• INPUT:
* Start *
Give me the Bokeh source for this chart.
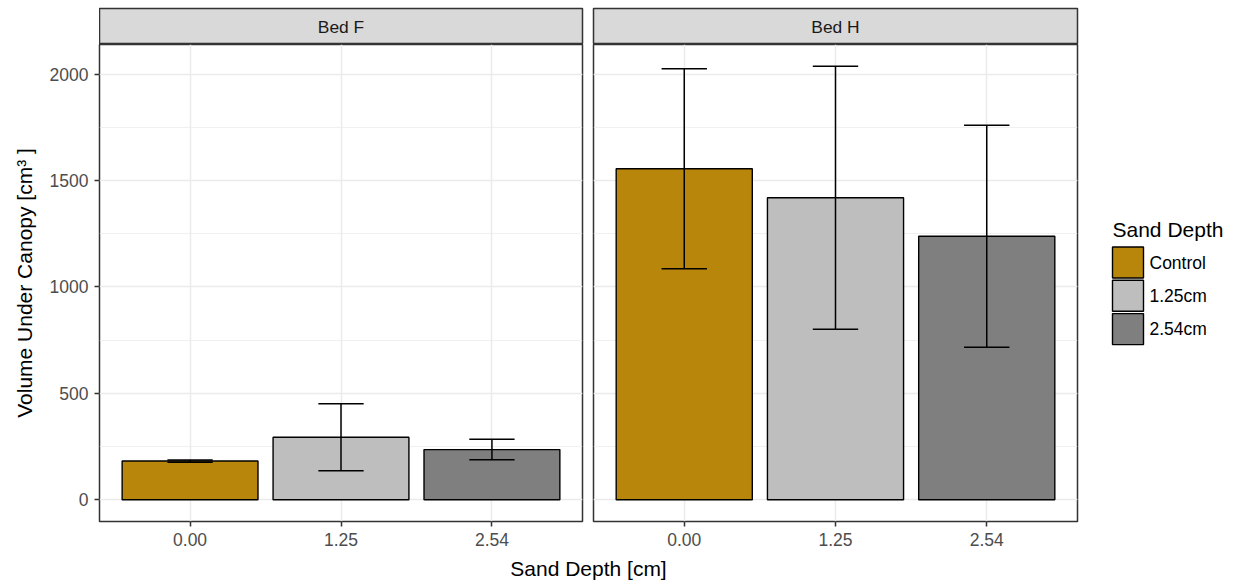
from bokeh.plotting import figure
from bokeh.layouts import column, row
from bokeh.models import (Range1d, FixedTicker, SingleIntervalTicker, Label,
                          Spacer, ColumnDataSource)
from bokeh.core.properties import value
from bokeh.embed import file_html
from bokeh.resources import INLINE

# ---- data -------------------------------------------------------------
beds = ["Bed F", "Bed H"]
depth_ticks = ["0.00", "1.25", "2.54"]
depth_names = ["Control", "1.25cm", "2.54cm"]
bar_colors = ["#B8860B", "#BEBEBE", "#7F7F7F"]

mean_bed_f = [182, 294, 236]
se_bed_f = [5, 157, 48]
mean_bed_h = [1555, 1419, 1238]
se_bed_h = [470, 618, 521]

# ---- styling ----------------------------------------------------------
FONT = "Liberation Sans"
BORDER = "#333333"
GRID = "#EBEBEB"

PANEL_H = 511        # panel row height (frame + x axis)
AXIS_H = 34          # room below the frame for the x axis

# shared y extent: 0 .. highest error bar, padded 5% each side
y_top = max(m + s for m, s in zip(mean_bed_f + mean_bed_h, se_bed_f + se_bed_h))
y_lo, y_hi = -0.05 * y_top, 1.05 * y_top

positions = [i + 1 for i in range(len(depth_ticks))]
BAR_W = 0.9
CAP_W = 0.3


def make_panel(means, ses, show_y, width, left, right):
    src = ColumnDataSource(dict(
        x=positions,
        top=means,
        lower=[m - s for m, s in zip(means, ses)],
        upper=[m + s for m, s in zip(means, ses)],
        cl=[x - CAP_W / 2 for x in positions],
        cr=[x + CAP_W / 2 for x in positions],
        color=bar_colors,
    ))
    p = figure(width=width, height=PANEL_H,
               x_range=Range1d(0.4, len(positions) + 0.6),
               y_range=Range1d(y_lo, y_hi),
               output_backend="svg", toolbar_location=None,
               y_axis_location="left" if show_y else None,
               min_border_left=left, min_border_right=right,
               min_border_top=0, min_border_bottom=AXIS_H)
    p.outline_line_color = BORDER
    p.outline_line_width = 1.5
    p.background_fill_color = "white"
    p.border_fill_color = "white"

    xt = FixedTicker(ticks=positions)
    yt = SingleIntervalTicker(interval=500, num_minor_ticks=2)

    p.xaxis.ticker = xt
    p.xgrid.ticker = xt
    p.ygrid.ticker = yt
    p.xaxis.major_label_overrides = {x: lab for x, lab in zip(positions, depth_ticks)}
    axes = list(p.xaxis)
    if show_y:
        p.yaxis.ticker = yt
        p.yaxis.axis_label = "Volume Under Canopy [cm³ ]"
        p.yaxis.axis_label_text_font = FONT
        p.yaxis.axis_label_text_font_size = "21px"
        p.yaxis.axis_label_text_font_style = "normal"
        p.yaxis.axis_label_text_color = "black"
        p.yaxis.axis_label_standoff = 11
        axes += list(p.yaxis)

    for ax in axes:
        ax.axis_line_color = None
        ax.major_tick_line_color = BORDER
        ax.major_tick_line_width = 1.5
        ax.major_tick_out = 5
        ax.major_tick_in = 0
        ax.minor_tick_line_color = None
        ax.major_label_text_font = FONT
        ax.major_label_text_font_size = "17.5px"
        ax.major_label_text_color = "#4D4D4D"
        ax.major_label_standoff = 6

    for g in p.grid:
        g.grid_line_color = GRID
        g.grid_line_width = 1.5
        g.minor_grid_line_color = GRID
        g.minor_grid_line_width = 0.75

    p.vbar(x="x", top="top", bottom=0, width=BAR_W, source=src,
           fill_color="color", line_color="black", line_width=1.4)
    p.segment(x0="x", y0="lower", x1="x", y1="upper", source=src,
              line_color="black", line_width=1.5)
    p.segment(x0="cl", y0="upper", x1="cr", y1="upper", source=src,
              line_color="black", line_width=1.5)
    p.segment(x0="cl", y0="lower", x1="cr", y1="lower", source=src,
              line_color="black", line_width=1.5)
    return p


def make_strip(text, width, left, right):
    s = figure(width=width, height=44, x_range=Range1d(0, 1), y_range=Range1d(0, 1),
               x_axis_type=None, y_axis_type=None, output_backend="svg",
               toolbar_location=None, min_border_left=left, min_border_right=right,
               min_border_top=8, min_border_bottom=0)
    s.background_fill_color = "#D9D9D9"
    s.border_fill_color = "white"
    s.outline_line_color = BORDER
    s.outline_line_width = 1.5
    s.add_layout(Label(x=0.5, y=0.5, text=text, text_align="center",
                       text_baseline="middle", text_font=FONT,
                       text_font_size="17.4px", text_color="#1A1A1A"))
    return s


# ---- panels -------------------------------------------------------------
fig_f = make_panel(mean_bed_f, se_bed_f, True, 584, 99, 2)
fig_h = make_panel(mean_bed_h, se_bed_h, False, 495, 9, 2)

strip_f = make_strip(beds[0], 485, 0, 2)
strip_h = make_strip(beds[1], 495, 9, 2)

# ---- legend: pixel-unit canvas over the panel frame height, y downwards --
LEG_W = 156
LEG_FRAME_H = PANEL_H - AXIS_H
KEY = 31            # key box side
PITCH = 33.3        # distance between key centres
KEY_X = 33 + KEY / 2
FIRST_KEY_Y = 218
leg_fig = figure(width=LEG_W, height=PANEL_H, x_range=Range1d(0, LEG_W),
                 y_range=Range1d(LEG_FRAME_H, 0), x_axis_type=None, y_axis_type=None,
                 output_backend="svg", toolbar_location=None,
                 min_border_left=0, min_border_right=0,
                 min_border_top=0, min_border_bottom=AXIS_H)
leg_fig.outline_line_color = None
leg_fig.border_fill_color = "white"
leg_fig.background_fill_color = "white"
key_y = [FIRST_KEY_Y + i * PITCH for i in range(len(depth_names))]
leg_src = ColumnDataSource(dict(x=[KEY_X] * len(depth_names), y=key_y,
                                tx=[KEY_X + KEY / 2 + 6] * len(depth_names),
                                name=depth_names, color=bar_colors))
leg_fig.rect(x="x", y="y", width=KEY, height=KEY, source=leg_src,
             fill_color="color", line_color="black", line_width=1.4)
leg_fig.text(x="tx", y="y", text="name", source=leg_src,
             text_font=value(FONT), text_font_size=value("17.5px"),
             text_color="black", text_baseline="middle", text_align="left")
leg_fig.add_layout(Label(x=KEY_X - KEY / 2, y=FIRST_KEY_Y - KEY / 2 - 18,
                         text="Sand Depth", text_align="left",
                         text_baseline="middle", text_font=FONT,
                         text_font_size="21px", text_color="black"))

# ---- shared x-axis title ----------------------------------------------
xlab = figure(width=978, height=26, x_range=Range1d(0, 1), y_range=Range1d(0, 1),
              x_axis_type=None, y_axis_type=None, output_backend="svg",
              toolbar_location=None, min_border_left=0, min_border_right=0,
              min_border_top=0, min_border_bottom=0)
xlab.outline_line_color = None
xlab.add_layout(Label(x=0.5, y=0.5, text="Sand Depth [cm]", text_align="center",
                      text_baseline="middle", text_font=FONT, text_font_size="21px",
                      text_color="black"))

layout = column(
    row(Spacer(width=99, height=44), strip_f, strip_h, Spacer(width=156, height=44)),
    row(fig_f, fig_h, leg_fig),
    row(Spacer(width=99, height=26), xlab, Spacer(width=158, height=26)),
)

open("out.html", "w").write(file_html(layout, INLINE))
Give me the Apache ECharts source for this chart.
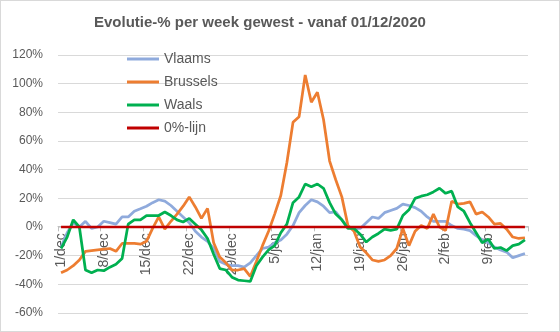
* End *
• REQUIRED TASK:
Retype each record exactly as it stands, but do not include the pictures.

• RESPONSE:
Give me the Bokeh source for this chart.
from bokeh.plotting import figure
from bokeh.layouts import column, row
from bokeh.models import (Range1d, FixedTicker, SingleIntervalTicker, Label,
                          Spacer, ColumnDataSource)
from bokeh.core.properties import value
from bokeh.embed import file_html
from bokeh.resources import INLINE

# ---- data -------------------------------------------------------------
beds = ["Bed F", "Bed H"]
depth_ticks = ["0.00", "1.25", "2.54"]
depth_names = ["Control", "1.25cm", "2.54cm"]
bar_colors = ["#B8860B", "#BEBEBE", "#7F7F7F"]

mean_bed_f = [182, 294, 236]
se_bed_f = [5, 157, 48]
mean_bed_h = [1555, 1419, 1238]
se_bed_h = [470, 618, 521]

# ---- styling ----------------------------------------------------------
FONT = "Liberation Sans"
BORDER = "#333333"
GRID = "#EBEBEB"

PANEL_H = 511        # panel row height (frame + x axis)
AXIS_H = 34          # room below the frame for the x axis

# shared y extent: 0 .. highest error bar, padded 5% each side
y_top = max(m + s for m, s in zip(mean_bed_f + mean_bed_h, se_bed_f + se_bed_h))
y_lo, y_hi = -0.05 * y_top, 1.05 * y_top

positions = [i + 1 for i in range(len(depth_ticks))]
BAR_W = 0.9
CAP_W = 0.3


def make_panel(means, ses, show_y, width, left, right):
    src = ColumnDataSource(dict(
        x=positions,
        top=means,
        lower=[m - s for m, s in zip(means, ses)],
        upper=[m + s for m, s in zip(means, ses)],
        cl=[x - CAP_W / 2 for x in positions],
        cr=[x + CAP_W / 2 for x in positions],
        color=bar_colors,
    ))
    p = figure(width=width, height=PANEL_H,
               x_range=Range1d(0.4, len(positions) + 0.6),
               y_range=Range1d(y_lo, y_hi),
               output_backend="svg", toolbar_location=None,
               y_axis_location="left" if show_y else None,
               min_border_left=left, min_border_right=right,
               min_border_top=0, min_border_bottom=AXIS_H)
    p.outline_line_color = BORDER
    p.outline_line_width = 1.5
    p.background_fill_color = "white"
    p.border_fill_color = "white"

    xt = FixedTicker(ticks=positions)
    yt = SingleIntervalTicker(interval=500, num_minor_ticks=2)

    p.xaxis.ticker = xt
    p.xgrid.ticker = xt
    p.ygrid.ticker = yt
    p.xaxis.major_label_overrides = {x: lab for x, lab in zip(positions, depth_ticks)}
    axes = list(p.xaxis)
    if show_y:
        p.yaxis.ticker = yt
        p.yaxis.axis_label = "Volume Under Canopy [cm³ ]"
        p.yaxis.axis_label_text_font = FONT
        p.yaxis.axis_label_text_font_size = "21px"
        p.yaxis.axis_label_text_font_style = "normal"
        p.yaxis.axis_label_text_color = "black"
        p.yaxis.axis_label_standoff = 11
        axes += list(p.yaxis)

    for ax in axes:
        ax.axis_line_color = None
        ax.major_tick_line_color = BORDER
        ax.major_tick_line_width = 1.5
        ax.major_tick_out = 5
        ax.major_tick_in = 0
        ax.minor_tick_line_color = None
        ax.major_label_text_font = FONT
        ax.major_label_text_font_size = "17.5px"
        ax.major_label_text_color = "#4D4D4D"
        ax.major_label_standoff = 6

    for g in p.grid:
        g.grid_line_color = GRID
        g.grid_line_width = 1.5
        g.minor_grid_line_color = GRID
        g.minor_grid_line_width = 0.75

    p.vbar(x="x", top="top", bottom=0, width=BAR_W, source=src,
           fill_color="color", line_color="black", line_width=1.4)
    p.segment(x0="x", y0="lower", x1="x", y1="upper", source=src,
              line_color="black", line_width=1.5)
    p.segment(x0="cl", y0="upper", x1="cr", y1="upper", source=src,
              line_color="black", line_width=1.5)
    p.segment(x0="cl", y0="lower", x1="cr", y1="lower", source=src,
              line_color="black", line_width=1.5)
    return p


def make_strip(text, width, left, right):
    s = figure(width=width, height=44, x_range=Range1d(0, 1), y_range=Range1d(0, 1),
               x_axis_type=None, y_axis_type=None, output_backend="svg",
               toolbar_location=None, min_border_left=left, min_border_right=right,
               min_border_top=8, min_border_bottom=0)
    s.background_fill_color = "#D9D9D9"
    s.border_fill_color = "white"
    s.outline_line_color = BORDER
    s.outline_line_width = 1.5
    s.add_layout(Label(x=0.5, y=0.5, text=text, text_align="center",
                       text_baseline="middle", text_font=FONT,
                       text_font_size="17.4px", text_color="#1A1A1A"))
    return s


# ---- panels -------------------------------------------------------------
fig_f = make_panel(mean_bed_f, se_bed_f, True, 584, 99, 2)
fig_h = make_panel(mean_bed_h, se_bed_h, False, 495, 9, 2)

strip_f = make_strip(beds[0], 485, 0, 2)
strip_h = make_strip(beds[1], 495, 9, 2)

# ---- legend: pixel-unit canvas over the panel frame height, y downwards --
LEG_W = 156
LEG_FRAME_H = PANEL_H - AXIS_H
KEY = 31            # key box side
PITCH = 33.3        # distance between key centres
KEY_X = 33 + KEY / 2
FIRST_KEY_Y = 218
leg_fig = figure(width=LEG_W, height=PANEL_H, x_range=Range1d(0, LEG_W),
                 y_range=Range1d(LEG_FRAME_H, 0), x_axis_type=None, y_axis_type=None,
                 output_backend="svg", toolbar_location=None,
                 min_border_left=0, min_border_right=0,
                 min_border_top=0, min_border_bottom=AXIS_H)
leg_fig.outline_line_color = None
leg_fig.border_fill_color = "white"
leg_fig.background_fill_color = "white"
key_y = [FIRST_KEY_Y + i * PITCH for i in range(len(depth_names))]
leg_src = ColumnDataSource(dict(x=[KEY_X] * len(depth_names), y=key_y,
                                tx=[KEY_X + KEY / 2 + 6] * len(depth_names),
                                name=depth_names, color=bar_colors))
leg_fig.rect(x="x", y="y", width=KEY, height=KEY, source=leg_src,
             fill_color="color", line_color="black", line_width=1.4)
leg_fig.text(x="tx", y="y", text="name", source=leg_src,
             text_font=value(FONT), text_font_size=value("17.5px"),
             text_color="black", text_baseline="middle", text_align="left")
leg_fig.add_layout(Label(x=KEY_X - KEY / 2, y=FIRST_KEY_Y - KEY / 2 - 18,
                         text="Sand Depth", text_align="left",
                         text_baseline="middle", text_font=FONT,
                         text_font_size="21px", text_color="black"))

# ---- shared x-axis title ----------------------------------------------
xlab = figure(width=978, height=26, x_range=Range1d(0, 1), y_range=Range1d(0, 1),
              x_axis_type=None, y_axis_type=None, output_backend="svg",
              toolbar_location=None, min_border_left=0, min_border_right=0,
              min_border_top=0, min_border_bottom=0)
xlab.outline_line_color = None
xlab.add_layout(Label(x=0.5, y=0.5, text="Sand Depth [cm]", text_align="center",
                      text_baseline="middle", text_font=FONT, text_font_size="21px",
                      text_color="black"))

layout = column(
    row(Spacer(width=99, height=44), strip_f, strip_h, Spacer(width=156, height=44)),
    row(fig_f, fig_h, leg_fig),
    row(Spacer(width=99, height=26), xlab, Spacer(width=158, height=26)),
)

open("out.html", "w").write(file_html(layout, INLINE))
Give me the Apache ECharts source for this chart.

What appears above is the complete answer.